Entries with chart source code
--------------------------------
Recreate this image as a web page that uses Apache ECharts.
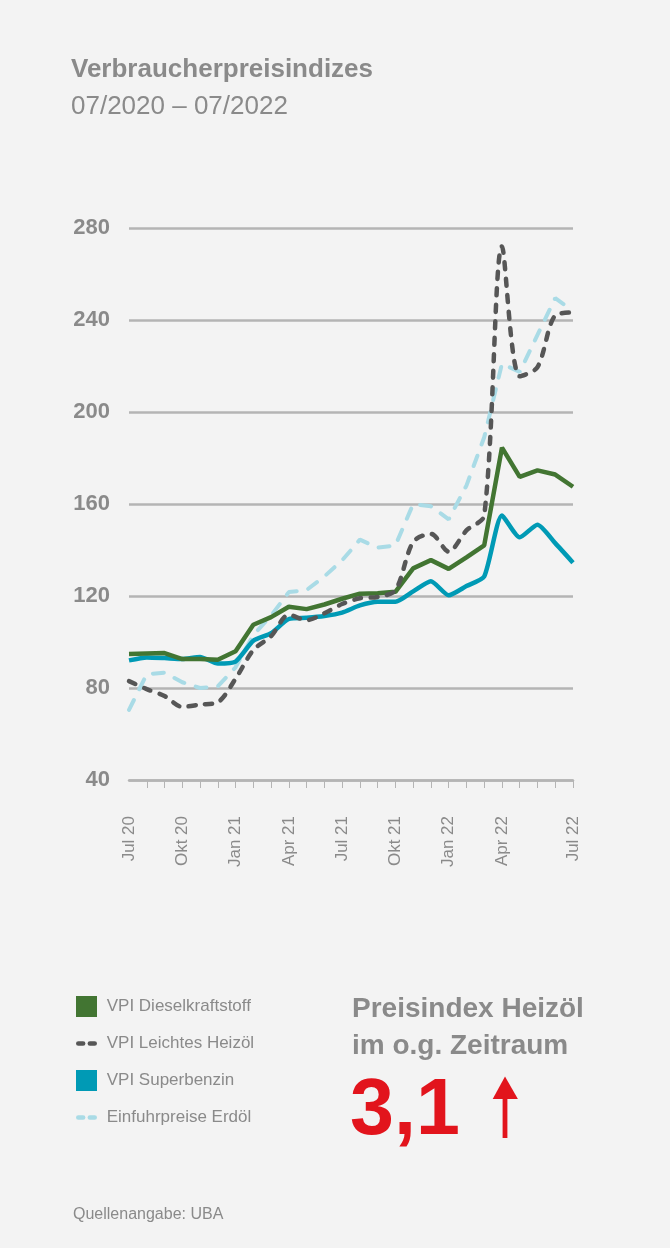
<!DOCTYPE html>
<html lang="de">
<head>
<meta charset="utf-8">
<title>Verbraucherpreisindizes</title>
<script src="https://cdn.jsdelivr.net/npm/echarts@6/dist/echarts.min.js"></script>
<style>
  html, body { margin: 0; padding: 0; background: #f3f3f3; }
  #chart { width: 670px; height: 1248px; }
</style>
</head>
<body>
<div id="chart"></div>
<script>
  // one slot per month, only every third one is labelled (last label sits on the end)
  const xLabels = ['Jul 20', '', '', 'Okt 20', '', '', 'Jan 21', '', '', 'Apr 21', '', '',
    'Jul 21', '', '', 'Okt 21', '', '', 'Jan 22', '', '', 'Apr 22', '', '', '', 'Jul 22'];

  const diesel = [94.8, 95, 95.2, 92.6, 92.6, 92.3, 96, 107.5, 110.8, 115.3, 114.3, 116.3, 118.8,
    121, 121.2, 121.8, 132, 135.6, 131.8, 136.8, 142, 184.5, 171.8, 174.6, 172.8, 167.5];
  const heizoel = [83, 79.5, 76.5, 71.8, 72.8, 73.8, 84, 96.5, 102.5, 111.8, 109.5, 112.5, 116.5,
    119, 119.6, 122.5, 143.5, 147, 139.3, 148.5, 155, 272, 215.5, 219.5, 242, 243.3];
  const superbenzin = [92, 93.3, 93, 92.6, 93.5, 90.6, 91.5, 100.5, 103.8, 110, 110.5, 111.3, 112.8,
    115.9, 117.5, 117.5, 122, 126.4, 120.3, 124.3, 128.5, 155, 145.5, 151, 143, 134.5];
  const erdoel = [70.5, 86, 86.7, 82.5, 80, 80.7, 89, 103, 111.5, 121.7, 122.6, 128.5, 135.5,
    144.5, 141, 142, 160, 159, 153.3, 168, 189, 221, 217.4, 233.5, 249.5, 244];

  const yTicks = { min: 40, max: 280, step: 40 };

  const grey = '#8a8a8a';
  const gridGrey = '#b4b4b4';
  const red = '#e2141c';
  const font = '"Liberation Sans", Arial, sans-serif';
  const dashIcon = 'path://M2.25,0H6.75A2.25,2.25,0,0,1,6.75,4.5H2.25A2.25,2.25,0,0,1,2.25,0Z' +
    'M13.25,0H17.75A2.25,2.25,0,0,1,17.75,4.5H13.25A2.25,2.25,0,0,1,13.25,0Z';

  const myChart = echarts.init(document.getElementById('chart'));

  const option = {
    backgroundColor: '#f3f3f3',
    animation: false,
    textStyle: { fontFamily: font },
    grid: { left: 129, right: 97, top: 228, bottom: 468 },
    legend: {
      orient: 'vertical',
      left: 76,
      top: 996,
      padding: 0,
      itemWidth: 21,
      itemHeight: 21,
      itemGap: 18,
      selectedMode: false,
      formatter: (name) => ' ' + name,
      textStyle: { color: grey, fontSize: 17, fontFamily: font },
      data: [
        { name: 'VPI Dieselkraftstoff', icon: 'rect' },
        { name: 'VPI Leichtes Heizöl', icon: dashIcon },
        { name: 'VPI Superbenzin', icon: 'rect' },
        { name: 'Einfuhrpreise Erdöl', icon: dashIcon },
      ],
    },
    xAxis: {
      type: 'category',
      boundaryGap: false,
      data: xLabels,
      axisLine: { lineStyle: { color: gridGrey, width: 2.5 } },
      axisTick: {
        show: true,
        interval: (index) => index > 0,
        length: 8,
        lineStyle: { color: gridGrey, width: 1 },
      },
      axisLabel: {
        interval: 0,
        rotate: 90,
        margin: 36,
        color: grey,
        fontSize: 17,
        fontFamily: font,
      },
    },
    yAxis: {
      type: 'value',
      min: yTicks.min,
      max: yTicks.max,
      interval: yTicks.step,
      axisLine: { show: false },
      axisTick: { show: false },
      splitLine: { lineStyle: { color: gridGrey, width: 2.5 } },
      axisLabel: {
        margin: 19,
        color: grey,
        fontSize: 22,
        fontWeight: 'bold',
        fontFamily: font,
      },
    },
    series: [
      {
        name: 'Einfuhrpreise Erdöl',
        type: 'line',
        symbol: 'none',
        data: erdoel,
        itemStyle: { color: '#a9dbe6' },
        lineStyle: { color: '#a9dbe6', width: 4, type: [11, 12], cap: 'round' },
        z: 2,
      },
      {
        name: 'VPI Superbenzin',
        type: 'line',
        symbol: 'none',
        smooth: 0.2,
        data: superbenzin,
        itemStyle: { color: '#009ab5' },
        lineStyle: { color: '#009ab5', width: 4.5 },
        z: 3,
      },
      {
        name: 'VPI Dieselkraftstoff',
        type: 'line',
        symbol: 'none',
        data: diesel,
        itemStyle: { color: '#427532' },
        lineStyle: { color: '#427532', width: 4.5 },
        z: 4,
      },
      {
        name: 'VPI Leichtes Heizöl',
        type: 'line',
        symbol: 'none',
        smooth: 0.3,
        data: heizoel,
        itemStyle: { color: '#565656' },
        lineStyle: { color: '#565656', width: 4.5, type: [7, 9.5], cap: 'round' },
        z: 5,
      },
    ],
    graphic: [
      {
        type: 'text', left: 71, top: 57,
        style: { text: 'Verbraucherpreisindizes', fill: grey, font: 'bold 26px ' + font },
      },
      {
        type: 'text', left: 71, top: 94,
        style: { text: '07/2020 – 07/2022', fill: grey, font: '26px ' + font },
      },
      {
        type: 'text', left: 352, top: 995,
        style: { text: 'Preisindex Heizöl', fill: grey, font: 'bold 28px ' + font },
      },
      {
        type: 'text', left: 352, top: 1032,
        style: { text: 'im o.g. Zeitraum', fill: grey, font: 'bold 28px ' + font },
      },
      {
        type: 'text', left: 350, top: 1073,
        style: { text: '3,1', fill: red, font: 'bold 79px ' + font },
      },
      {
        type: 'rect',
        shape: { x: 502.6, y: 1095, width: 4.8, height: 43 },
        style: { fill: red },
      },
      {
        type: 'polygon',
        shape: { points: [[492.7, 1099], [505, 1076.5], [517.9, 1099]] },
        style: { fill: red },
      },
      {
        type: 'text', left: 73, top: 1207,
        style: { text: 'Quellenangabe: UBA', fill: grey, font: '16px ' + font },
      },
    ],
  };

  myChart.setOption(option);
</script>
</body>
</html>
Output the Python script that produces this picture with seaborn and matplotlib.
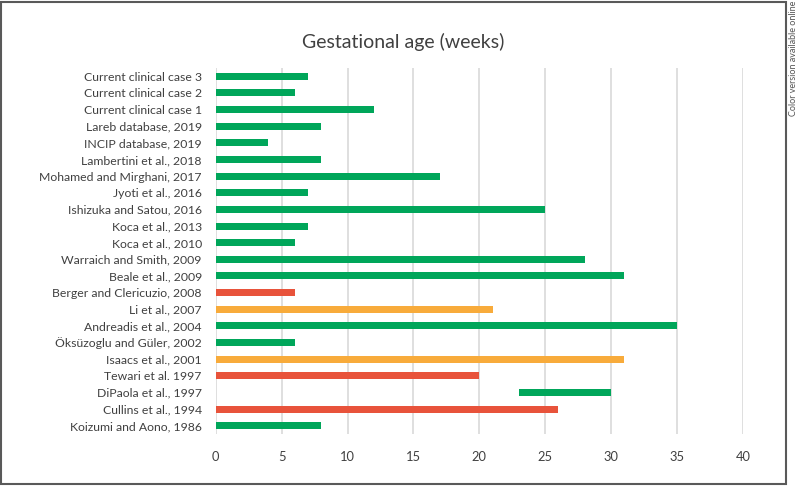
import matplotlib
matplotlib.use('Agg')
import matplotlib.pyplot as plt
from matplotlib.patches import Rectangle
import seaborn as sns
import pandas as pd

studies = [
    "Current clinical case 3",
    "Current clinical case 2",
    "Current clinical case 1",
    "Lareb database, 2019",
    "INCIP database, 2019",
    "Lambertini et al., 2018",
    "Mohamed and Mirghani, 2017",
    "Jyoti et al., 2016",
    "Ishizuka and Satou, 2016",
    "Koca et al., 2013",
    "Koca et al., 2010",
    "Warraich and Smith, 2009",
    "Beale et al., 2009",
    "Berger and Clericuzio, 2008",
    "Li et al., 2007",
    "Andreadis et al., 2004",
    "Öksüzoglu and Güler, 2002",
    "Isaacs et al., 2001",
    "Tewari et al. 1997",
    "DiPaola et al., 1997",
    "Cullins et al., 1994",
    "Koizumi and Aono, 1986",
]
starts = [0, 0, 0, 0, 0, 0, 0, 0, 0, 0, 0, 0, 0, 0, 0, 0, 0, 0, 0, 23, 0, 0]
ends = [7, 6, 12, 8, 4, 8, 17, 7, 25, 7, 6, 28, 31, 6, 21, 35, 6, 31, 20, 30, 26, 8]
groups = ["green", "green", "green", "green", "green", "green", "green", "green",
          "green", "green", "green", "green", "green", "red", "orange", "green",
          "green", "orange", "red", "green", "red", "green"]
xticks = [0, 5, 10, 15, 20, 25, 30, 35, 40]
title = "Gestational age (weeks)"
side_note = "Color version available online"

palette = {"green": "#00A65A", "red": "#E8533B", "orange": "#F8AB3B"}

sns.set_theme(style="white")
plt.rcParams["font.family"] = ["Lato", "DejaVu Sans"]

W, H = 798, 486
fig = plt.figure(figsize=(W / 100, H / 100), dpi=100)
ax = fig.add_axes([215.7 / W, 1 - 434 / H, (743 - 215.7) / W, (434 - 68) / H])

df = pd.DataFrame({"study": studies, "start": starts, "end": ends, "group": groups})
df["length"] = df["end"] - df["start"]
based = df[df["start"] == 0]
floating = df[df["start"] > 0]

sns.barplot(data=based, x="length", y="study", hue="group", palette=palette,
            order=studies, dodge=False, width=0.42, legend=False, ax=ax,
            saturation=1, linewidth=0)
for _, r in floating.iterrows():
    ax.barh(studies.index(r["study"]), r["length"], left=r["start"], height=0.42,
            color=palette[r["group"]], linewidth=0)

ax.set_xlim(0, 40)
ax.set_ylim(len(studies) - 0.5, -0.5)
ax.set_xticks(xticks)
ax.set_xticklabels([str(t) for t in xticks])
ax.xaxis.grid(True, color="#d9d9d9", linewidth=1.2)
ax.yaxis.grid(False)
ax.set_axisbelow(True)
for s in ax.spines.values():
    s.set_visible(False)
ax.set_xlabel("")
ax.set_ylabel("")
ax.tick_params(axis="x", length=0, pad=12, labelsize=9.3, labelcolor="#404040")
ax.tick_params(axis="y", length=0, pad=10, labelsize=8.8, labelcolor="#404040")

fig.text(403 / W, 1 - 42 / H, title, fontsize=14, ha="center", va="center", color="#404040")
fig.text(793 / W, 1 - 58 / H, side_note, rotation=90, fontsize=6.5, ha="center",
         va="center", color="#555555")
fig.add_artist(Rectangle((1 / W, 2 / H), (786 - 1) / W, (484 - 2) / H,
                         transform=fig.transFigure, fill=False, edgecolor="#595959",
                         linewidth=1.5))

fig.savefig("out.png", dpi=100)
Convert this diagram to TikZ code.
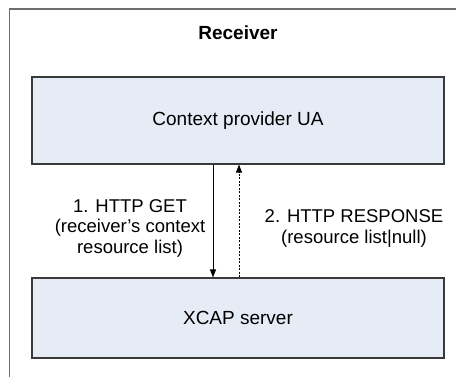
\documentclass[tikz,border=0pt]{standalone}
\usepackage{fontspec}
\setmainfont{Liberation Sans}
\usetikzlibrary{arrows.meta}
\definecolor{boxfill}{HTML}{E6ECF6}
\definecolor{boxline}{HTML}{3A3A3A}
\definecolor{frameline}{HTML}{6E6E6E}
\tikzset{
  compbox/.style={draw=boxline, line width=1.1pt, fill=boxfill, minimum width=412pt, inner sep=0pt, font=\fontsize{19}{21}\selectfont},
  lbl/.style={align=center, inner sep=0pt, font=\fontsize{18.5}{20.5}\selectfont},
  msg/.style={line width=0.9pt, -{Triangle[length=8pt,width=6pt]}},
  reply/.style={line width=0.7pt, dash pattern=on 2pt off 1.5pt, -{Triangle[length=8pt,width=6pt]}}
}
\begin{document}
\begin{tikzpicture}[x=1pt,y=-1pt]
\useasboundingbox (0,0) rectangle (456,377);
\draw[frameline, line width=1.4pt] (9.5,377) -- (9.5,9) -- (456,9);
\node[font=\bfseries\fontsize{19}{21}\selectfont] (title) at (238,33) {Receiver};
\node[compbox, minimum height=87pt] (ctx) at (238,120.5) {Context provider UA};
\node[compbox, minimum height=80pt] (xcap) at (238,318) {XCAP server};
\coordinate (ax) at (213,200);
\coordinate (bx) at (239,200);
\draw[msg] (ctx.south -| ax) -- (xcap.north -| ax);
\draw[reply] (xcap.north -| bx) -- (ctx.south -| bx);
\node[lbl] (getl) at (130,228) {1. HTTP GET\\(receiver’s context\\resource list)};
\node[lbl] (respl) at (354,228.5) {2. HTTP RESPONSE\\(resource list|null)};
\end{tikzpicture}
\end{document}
--------------------------------
### Task statement
Please quote exactly the run of lines that starts the entries and ends at the line containing "22', '', '', '', 'Jul 22'];", leaving out every picture.

### Task response
Recreate this image as a web page that uses Apache ECharts.
<!DOCTYPE html>
<html lang="de">
<head>
<meta charset="utf-8">
<title>Verbraucherpreisindizes</title>
<script src="https://cdn.jsdelivr.net/npm/echarts@6/dist/echarts.min.js"></script>
<style>
  html, body { margin: 0; padding: 0; background: #f3f3f3; }
  #chart { width: 670px; height: 1248px; }
</style>
</head>
<body>
<div id="chart"></div>
<script>
  // one slot per month, only every third one is labelled (last label sits on the end)
  const xLabels = ['Jul 20', '', '', 'Okt 20', '', '', 'Jan 21', '', '', 'Apr 21', '', '',
    'Jul 21', '', '', 'Okt 21', '', '', 'Jan 22', '', '', 'Apr 22', '', '', '', 'Jul 22'];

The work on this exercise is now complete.